2. You Aren't Smart About Picking Your Competitions
While we think our Stevie Awards competitions are the best there are, we acknowledge there are many awards programs worthy of your attention around the world for corporate awards, PR awards, marketing awards, IT awards, web awards, HR awards, and so on. Picking those that are right for you and your organization is important. And picking the categories within those competitions is also key.
When someone calls the Stevie Awards to enquire about whether their organization might be a fit for one of our competitions, we ask them two questions: one, what do you want to be recognized for? And two, is it important to you in which category you might be honored? Their answer to the first question is important, because that will tell us which competition, and which category(s), will be a fit for them. The answer to the second question is also pivotal, because that will tell us whether we should recommend only the most popular (i.e. "prestigious") categories or can recommend secondary categories to them as well.

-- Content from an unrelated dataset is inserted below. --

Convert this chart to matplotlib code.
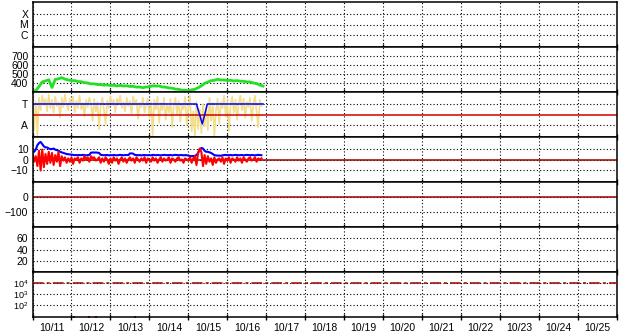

3. You Don't Tell Your Story Well
It's my experience that most organizations aren't very good at formally summarizing and articulating their achievements in an engaging way. Storytelling is a vital part of corporate - and career - success.
When someone says to me, I'm not sure we're ready to enter the Stevie Awards, I don't know that we've achieved enough yet, I ask them to give me their elevator speech, their one-minute summary of what they do and what they've achieved. Without fail their elevator speech is captivating. It seems that most people have honed their ability to put into a few words the essence of their capabilities and achievements. But few people can translate that pride and excitement into a longer document that's well written, well structured, and supported with examples, work samples, and the like.
Until the day when we can transmit our thoughts to one another via telepathy, the written word will continue to be the way to communicate data-intensive information. So if you can't write well, you don't stand much chance of winning many if any awards. If you don't write well, hire or contract with someone who does to write your awards entries for you.
Even if you do enter the right categories in the right competitions, and prepare and write your entries extremely well, and win a raft of prestigious awards, they won't mean a thing if you don't translate those wins into meaningful tools, by
* Publicizing your wins to the media and stakeholders
* Congratulating and celebrating your employees for their recognition
* Using the resources provided by awards organizers, such as winners' logos, to create a long-term association between your products and your brand and their mark of excellence.